The project on Austria investigated the history of the far-right Austrian Freedom Party (FPÖ) since the mid-1960s as the story of an epistemic community, united by shared aims, beliefs, and values. Founded by ‘former’ national Socialists in 1956, the party’s politics and practices were rooted in National Socialist ideology, imbued with narratives of victimhood and resistance against the postwar democratic consensus. The project analyzed the FPÖ’s transformation from a marginalized lobbying group for ‘former’ National Socialists into the far-right populist mainstream force it is today. 

Drawing on archival research and oral history interviews, the project examined how the FPÖ adapted to societal changes while maintaining its roots in far-right ideology, counter-memories, and a fundamental resistance habitus. It explored how the FPÖ navigated the contradictory tension between actively participating in and rejecting the postwar democratic consensus in Austria and Europe. 

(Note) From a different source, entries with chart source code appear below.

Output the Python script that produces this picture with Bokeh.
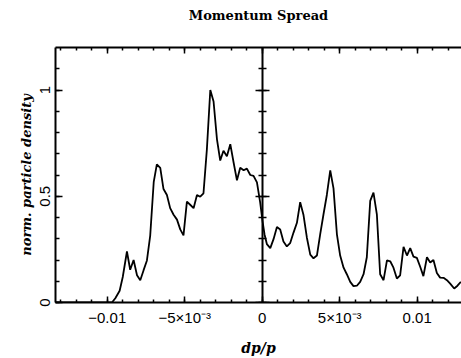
from bokeh.plotting import figure
from bokeh.models import LinearAxis, FixedTicker, Range1d
from bokeh.embed import file_html
from bokeh.resources import INLINE

# ---- data ----
dp = [-0.01334, -0.0115, -0.0100, -0.0097, -0.00948, -0.0092, -0.0090, -0.00873,
      -0.00852, -0.0083, -0.00808, -0.00787, -0.00766, -0.00744, -0.00723, -0.0070,
      -0.0068, -0.00658, -0.00637, -0.00615, -0.00594, -0.00572, -0.0055, -0.00529,
      -0.00508, -0.00486, -0.00465, -0.00443, -0.00421, -0.0040, -0.00379, -0.00357,
      -0.00335, -0.00314, -0.00292, -0.00271, -0.0025, -0.00228, -0.00206, -0.00185,
      -0.00163, -0.00142, -0.0012, -0.00099, -0.00077, -0.00056, -0.00034, -0.00013,
      0.00002, 0.00015, 0.0003, 0.00052, 0.00073, 0.00095, 0.00116, 0.00137, 0.00159,
      0.0018, 0.00202, 0.00224, 0.00245, 0.00266, 0.00288, 0.0031, 0.00331, 0.00353,
      0.00374, 0.00395, 0.00417, 0.00439, 0.0046, 0.00482, 0.00503, 0.00525, 0.00546,
      0.00568, 0.00589, 0.00611, 0.00632, 0.00654, 0.00675, 0.00697, 0.00718, 0.0074,
      0.00761, 0.00783, 0.00805, 0.00826, 0.00847, 0.00869, 0.0089, 0.00912, 0.00934,
      0.00955, 0.00976, 0.00998, 0.0102, 0.0104, 0.01063, 0.01084, 0.01105, 0.01127,
      0.01148, 0.0117, 0.01192, 0.01213, 0.01239, 0.0126, 0.01282]
density = [0.0, 0.0, 0.0, 0.0, 0.02, 0.055, 0.12, 0.24,
           0.154, 0.20, 0.128, 0.105, 0.151, 0.198, 0.313, 0.568,
           0.65, 0.634, 0.534, 0.506, 0.444, 0.413, 0.39, 0.344,
           0.316, 0.475, 0.46, 0.444, 0.506, 0.498, 0.514, 0.722,
           1.0, 0.946, 0.768, 0.668, 0.714, 0.688, 0.745, 0.66,
           0.575, 0.634, 0.622, 0.63, 0.6, 0.596, 0.565, 0.47,
           0.383, 0.32, 0.275, 0.256, 0.298, 0.355, 0.344, 0.287, 0.264,
           0.279, 0.329, 0.375, 0.472, 0.413, 0.306, 0.225, 0.208, 0.221,
           0.321, 0.413, 0.506, 0.622, 0.537, 0.321, 0.221, 0.164, 0.133,
           0.097, 0.077, 0.079, 0.097, 0.133, 0.213, 0.478, 0.517, 0.413,
           0.133, 0.105, 0.198, 0.194, 0.164, 0.113, 0.128, 0.262, 0.221,
           0.256, 0.216, 0.21, 0.167, 0.124, 0.213, 0.188, 0.2, 0.139,
           0.117, 0.116, 0.105, 0.089, 0.066, 0.079, 0.097]

title_text = "Momentum Spread"
x_ticks = [-0.01, -0.005, 0.0, 0.005, 0.01]
x_tick_labels = ["\u22120.01", "\u22125\u00d710\u207b\u00b3", "0", "5\u00d710\u207b\u00b3", "0.01"]
x_minor_ticks = [-0.013, -0.012, -0.011, -0.010, -0.009, -0.008, -0.007, -0.006,
                 -0.005, -0.004, -0.003, -0.002, -0.001, 0.0, 0.001, 0.002, 0.003,
                 0.004, 0.005, 0.006, 0.007, 0.008, 0.009, 0.010, 0.011, 0.012]
y_ticks = [0.0, 0.5, 1.0]
y_tick_labels = ["0", "0.5", "1"]
y_minor_ticks = [0.0, 0.1, 0.2, 0.3, 0.4, 0.5, 0.6, 0.7, 0.8, 0.9, 1.0, 1.1]

TICK_FONT = "Liberation Sans"
SERIF = "DejaVu Serif"

X_MIN, X_MAX, Y_MIN, Y_MAX = -0.01334, 0.01286, 0.0, 1.2

p = figure(width=461, height=358, output_backend="svg", toolbar_location=None,
           x_range=Range1d(X_MIN, X_MAX), y_range=Range1d(Y_MIN, Y_MAX),
           min_border_left=55, min_border_right=0, min_border_top=47, min_border_bottom=52)
p.outline_line_color = None
p.xgrid.visible = False
p.ygrid.visible = False
p.background_fill_color = "white"
p.border_fill_color = "white"

xt = FixedTicker(ticks=x_ticks, minor_ticks=x_minor_ticks)
yt = FixedTicker(ticks=y_ticks, minor_ticks=y_minor_ticks)

def style(ax, ticker, major_in, minor_in):
    ax.ticker = ticker
    ax.axis_line_width = 2
    ax.axis_line_color = "black"
    ax.major_tick_line_width = 1.5
    ax.minor_tick_line_width = 1.5
    ax.major_tick_in = major_in
    ax.major_tick_out = 0
    ax.minor_tick_in = minor_in
    ax.minor_tick_out = 0
    ax.major_label_text_color = "black"
    ax.axis_label_text_color = "black"

# bottom axis
xa = p.xaxis[0]
style(xa, xt, 6, 3)
xa.major_label_overrides = dict(zip(x_ticks, x_tick_labels))
xa.major_label_text_font = TICK_FONT
xa.major_label_text_font_size = "15px"
xa.major_label_standoff = 6
xa.axis_label = "dp/p"
xa.axis_label_text_font = SERIF
xa.axis_label_text_font_style = "bold italic"
xa.axis_label_text_font_size = "14px"
xa.axis_label_standoff = 11

# left axis
ya = p.yaxis[0]
style(ya, yt, 7, 4)
ya.major_label_overrides = dict(zip(y_ticks, y_tick_labels))
ya.major_label_orientation = "vertical"
ya.major_label_text_font = TICK_FONT
ya.major_label_text_font_size = "15px"
ya.major_label_standoff = 6
ya.axis_label = "norm. particle density"
ya.axis_label_text_font = SERIF
ya.axis_label_text_font_style = "bold italic"
ya.axis_label_text_font_size = "13px"
ya.axis_label_standoff = 3

# top axis (ticks only) carrying the chart title
top = LinearAxis()
style(top, xt, 6, 3)
top.major_label_overrides = {t: "" for t in x_ticks}
top.major_label_standoff = 0
top.axis_label = title_text
top.axis_label_text_font = SERIF
top.axis_label_text_font_style = "bold"
top.axis_label_text_font_size = "13px"
top.axis_label_standoff = 25
p.add_layout(top, "above")

# vertical axis at dp/p = 0 with ticks on both sides
mid = LinearAxis(fixed_location=0)
style(mid, yt, 7, 4)
mid.major_tick_out = 7
mid.minor_tick_out = 4
mid.major_label_overrides = {t: "" for t in y_ticks}
mid.major_label_standoff = 0
p.add_layout(mid, "right")

p.line(dp, density, line_color="black", line_width=1.8)

open("out.html", "w").write(file_html(p, INLINE))
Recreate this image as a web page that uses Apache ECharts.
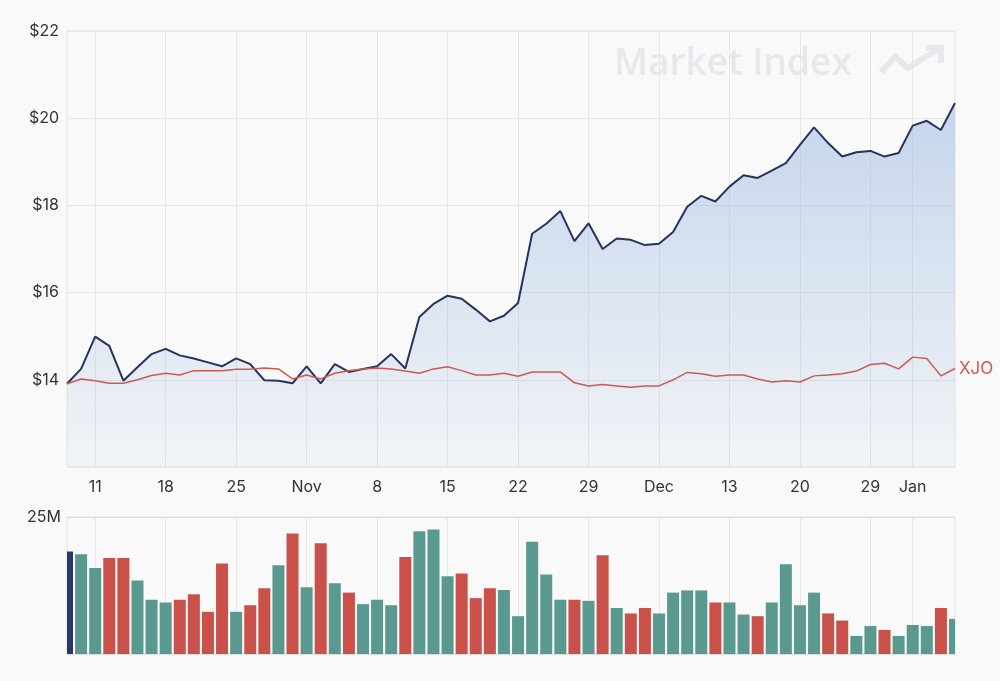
<!DOCTYPE html>
<html>
<head>
<meta charset="utf-8">
<script src="https://cdn.jsdelivr.net/npm/echarts@6/dist/echarts.min.js"></script>
<style>
  html,body{margin:0;padding:0;background:#f9f9f9;}
  #main{width:1000px;height:681px;}
</style>
</head>
<body>
<div id="main"></div>
<script>
// trading days, Oct 2021 - Jan 2022
var dates = [
  '2021-10-07','2021-10-08',
  '2021-10-11','2021-10-12','2021-10-13','2021-10-14','2021-10-15',
  '2021-10-18','2021-10-19','2021-10-20','2021-10-21','2021-10-22',
  '2021-10-25','2021-10-26','2021-10-27','2021-10-28','2021-10-29',
  '2021-11-01','2021-11-02','2021-11-03','2021-11-04','2021-11-05',
  '2021-11-08','2021-11-09','2021-11-10','2021-11-11','2021-11-12',
  '2021-11-15','2021-11-16','2021-11-17','2021-11-18','2021-11-19',
  '2021-11-22','2021-11-23','2021-11-24','2021-11-25','2021-11-26',
  '2021-11-29','2021-11-30','2021-12-01','2021-12-02','2021-12-03',
  '2021-12-06','2021-12-07','2021-12-08','2021-12-09','2021-12-10',
  '2021-12-13','2021-12-14','2021-12-15','2021-12-16','2021-12-17',
  '2021-12-20','2021-12-21','2021-12-22','2021-12-23','2021-12-24',
  '2021-12-29','2021-12-30','2021-12-31',
  '2022-01-04','2022-01-05','2022-01-06','2022-01-07'
];
var tickDates = ['2021-10-11','2021-10-18','2021-10-25','2021-11-01','2021-11-08','2021-11-15','2021-11-22','2021-11-29','2021-12-06','2021-12-13','2021-12-20','2021-12-29','2022-01-04'];
var tickText  = ['11','18','25','Nov','8','15','22','29','Dec','13','20','29','Jan'];

var price = [13.91,14.25,14.99,14.78,13.98,14.29,14.59,14.71,14.56,14.49,14.40,14.31,14.49,14.36,13.99,13.98,
  13.92,14.31,13.92,14.36,14.18,14.25,14.31,14.59,14.26,15.44,15.74,15.93,15.86,15.61,15.34,15.47,
  15.76,17.35,17.58,17.87,17.18,17.59,17.00,17.24,17.21,17.09,17.12,17.39,17.97,18.22,18.09,18.43,
  18.69,18.63,18.80,18.97,19.39,19.79,19.43,19.12,19.22,19.25,19.12,19.20,19.83,19.94,19.73,20.35];
var xjo = [13.91,14.02,13.98,13.92,13.92,14.00,14.10,14.15,14.11,14.21,14.21,14.21,14.24,14.24,14.27,14.25,
  14.02,14.11,14.02,14.15,14.21,14.25,14.27,14.25,14.20,14.15,14.25,14.30,14.21,14.11,14.11,14.15,
  14.08,14.18,14.18,14.18,13.93,13.86,13.89,13.86,13.83,13.86,13.86,14.00,14.17,14.14,14.08,14.11,
  14.11,14.02,13.95,13.98,13.95,14.09,14.11,14.14,14.20,14.35,14.38,14.25,14.52,14.49,14.09,14.26];
// volume in millions
var volume = [18.7,18.2,15.7,17.5,17.5,13.4,9.9,9.4,9.9,10.9,7.7,16.5,7.7,8.9,12.0,16.2,
  22.0,12.2,20.2,12.9,11.2,9.1,9.9,8.9,17.7,22.4,22.7,14.2,14.7,10.2,12.0,11.7,
  6.9,20.5,14.5,9.9,9.9,9.7,18.0,8.4,7.4,8.4,7.4,11.2,11.6,11.6,9.4,9.4,
  7.2,6.9,9.4,16.4,8.9,11.2,7.4,6.1,3.3,5.1,4.4,3.3,5.3,5.1,8.4,6.4];
// 1 = up day, -1 = down day, 0 = first (selected)
var dir = [0,1,1,-1,-1,1,1,1,-1,-1,-1,-1,1,-1,-1,1,
  -1,1,-1,1,-1,1,1,1,-1,1,1,1,-1,-1,-1,1,
  1,1,1,1,-1,1,-1,1,-1,-1,1,1,1,1,-1,1,
  1,-1,1,1,1,1,-1,-1,1,1,-1,1,1,1,-1,1];

var chart = echarts.init(document.getElementById('main'));
var labelFont = {color:'#333', fontSize:16, fontFamily:'Inter'};

function isTick(i){ return tickDates.indexOf(dates[i]) >= 0; }

var volData = [];
for(var i=0;i<volume.length;i++)
{
  var c = dir[i]==0 ? '#253869' : (dir[i]>0 ? '#5a9990' : '#c9514a');
  volData.push({value:[i, volume[i]], itemStyle:{color:c}});
}

// bars centred on the trading day, cut at the grid edge
function renderVolume(params, api)
{
  var top = api.coord([api.value(0), api.value(1)]);
  var base = api.coord([api.value(0), 0]);
  var w = 12;
  var cs = params.coordSys;
  var rect = echarts.graphic.clipRectByRect(
    {x:top[0]-w/2, y:top[1], width:w, height:base[1]-top[1]},
    {x:cs.x, y:cs.y, width:cs.width, height:cs.height}
  );
  if(!rect){ return; }
  return {type:'rect', shape:rect, style:{fill:api.visual('color')}};
}

var option = {
  backgroundColor:'#f9f9f9',
  animation:false,
  grid:[
    {left:67, right:45, top:31, height:436, show:true, borderColor:'#e4e4e4', borderWidth:1},
    {left:67, right:45, top:517, height:137, show:true, borderColor:'#e4e4e4', borderWidth:1}
  ],
  xAxis:[
    {
      type:'category', gridIndex:0, data:dates, boundaryGap:false,
      axisLine:{show:false}, axisTick:{show:false},
      axisLabel:Object.assign({
        interval:function(i){ return isTick(i); },
        margin:12,
        formatter:function(v){ var k=tickDates.indexOf(v); return k>=0 ? tickText[k] : ''; }
      }, labelFont),
      splitLine:{show:true, interval:function(i){ return isTick(i); }, lineStyle:{color:'#e6e6e6'}}
    },
    {
      type:'category', gridIndex:1, data:dates, boundaryGap:false,
      axisLine:{show:false}, axisTick:{show:false}, axisLabel:{show:false},
      splitLine:{show:true, interval:function(i){ return isTick(i); }, lineStyle:{color:'#e6e6e6'}}
    }
  ],
  yAxis:[
    {
      type:'value', gridIndex:0, min:12, max:22, interval:2,
      axisLine:{show:false}, axisTick:{show:false},
      axisLabel:Object.assign({margin:8, showMinLabel:false, formatter:function(v){ return v==12 ? '' : '$'+v; }}, labelFont),
      splitLine:{lineStyle:{color:'#e6e6e6'}}
    },
    {
      type:'value', gridIndex:1, min:0, max:25, interval:25,
      axisLine:{show:false}, axisTick:{show:false},
      axisLabel:Object.assign({margin:6, formatter:function(v){ return v==25 ? '25M' : ''; }}, labelFont),
      splitLine:{lineStyle:{color:'#dcdcdc'}}
    }
  ],
  graphic:[
    {
      type:'text', left:614, top:46, silent:true,
      style:{text:'Market Index', fill:'#e6e8ec', font:'600 37px "Open Sans"'}
    },
    {
      type:'polyline', silent:true,
      shape:{points:[[881,72],[895,57],[908,68],[940,48]]},
      style:{stroke:'#e6e8ec', lineWidth:6, fill:null, lineJoin:'miter'}
    },
    {
      type:'polyline', silent:true,
      shape:{points:[[926,48],[941,48],[941,63]]},
      style:{stroke:'#e6e8ec', lineWidth:6, fill:null, lineJoin:'miter'}
    }
  ],
  series:[
    {
      name:'Price', type:'line', xAxisIndex:0, yAxisIndex:0, data:price,
      symbol:'none', lineStyle:{color:'#24345f', width:2},
      areaStyle:{origin:'start', opacity:1, color:new echarts.graphic.LinearGradient(0,0,0,1,[
        {offset:0, color:'rgba(150,180,222,0.52)'},
        {offset:1, color:'rgba(150,180,222,0.08)'}
      ])},
      z:3
    },
    {
      name:'XJO', type:'line', xAxisIndex:0, yAxisIndex:0, data:xjo,
      symbol:'none', lineStyle:{color:'#cc5a52', width:1.5},
      endLabel:{show:true, formatter:'XJO', color:'#cc5a52', fontSize:17, fontFamily:'Inter', distance:4},
      z:4
    },
    {
      name:'Volume', type:'custom', xAxisIndex:1, yAxisIndex:1, data:volData,
      renderItem:renderVolume, encode:{x:0, y:1}
    }
  ]
};
chart.setOption(option);
</script>
</body>
</html>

The central finding of the project was that far-right politicians expressed this through an idiosyncratic understanding of normative values, such as freedom, democracy, and rule of law. By treating the FPÖ as a case study of postwar European far-right politics, the project also found that far-right movements redefine values like ‘freedom’ and ‘fundamental rights’ to legitimize their presence and contest liberal democracy from within. The FPÖ’s narratives of identity, resistance, and victimhood expose the far-right’s capacity to thrive within—and challenge—the democratic consensus. The project situated the FPÖ within broader discussions on the far right, memory politics, and the contested nature of democracy, offering fresh perspectives on postwar European history and political extremism.The findings will be published in a monograph.

Jeitler, Constanze. The Freedom They Mean: History, Ideology, and Memory of the Austrian Freedom Party. Routledge, forthcoming winter 2026-27.